■ WRITTEN INSTRUCTION ■
Copy from the first line below down to and including the line with "yticks = [20, 40, 60, 80, 100]". Skip the pictures.

(Rows from a dataset of charts and code)
* begin *
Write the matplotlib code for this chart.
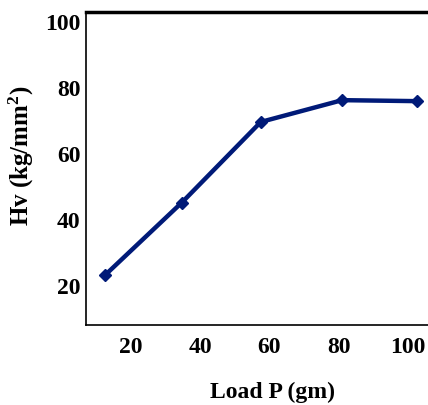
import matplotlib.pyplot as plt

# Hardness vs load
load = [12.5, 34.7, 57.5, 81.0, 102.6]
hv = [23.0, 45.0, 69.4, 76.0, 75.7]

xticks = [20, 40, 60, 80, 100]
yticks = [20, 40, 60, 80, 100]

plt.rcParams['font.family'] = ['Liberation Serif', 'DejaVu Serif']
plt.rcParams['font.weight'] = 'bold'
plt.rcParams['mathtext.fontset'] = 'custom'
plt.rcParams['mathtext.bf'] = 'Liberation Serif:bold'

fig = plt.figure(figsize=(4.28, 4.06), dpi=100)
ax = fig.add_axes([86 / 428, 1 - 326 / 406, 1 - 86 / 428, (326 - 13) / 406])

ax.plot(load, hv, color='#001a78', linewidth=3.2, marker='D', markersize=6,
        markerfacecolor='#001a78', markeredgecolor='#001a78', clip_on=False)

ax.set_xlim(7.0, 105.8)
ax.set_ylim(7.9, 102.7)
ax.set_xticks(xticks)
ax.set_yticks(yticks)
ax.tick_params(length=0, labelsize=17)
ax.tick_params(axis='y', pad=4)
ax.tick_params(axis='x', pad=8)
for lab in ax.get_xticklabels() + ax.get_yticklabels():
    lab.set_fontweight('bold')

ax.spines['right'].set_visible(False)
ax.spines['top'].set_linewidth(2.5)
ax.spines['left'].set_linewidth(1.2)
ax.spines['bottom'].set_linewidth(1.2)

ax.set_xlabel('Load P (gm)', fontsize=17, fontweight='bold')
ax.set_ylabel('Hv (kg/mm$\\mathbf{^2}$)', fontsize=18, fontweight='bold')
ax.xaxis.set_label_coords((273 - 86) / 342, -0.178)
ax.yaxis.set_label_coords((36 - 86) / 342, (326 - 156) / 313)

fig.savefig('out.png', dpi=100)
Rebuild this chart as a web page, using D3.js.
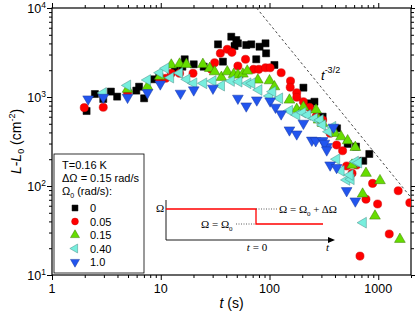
* end *
■ RESPONSE ■
Write the matplotlib code for this chart.
import matplotlib.pyplot as plt

# Hardness vs load
load = [12.5, 34.7, 57.5, 81.0, 102.6]
hv = [23.0, 45.0, 69.4, 76.0, 75.7]

xticks = [20, 40, 60, 80, 100]
yticks = [20, 40, 60, 80, 100]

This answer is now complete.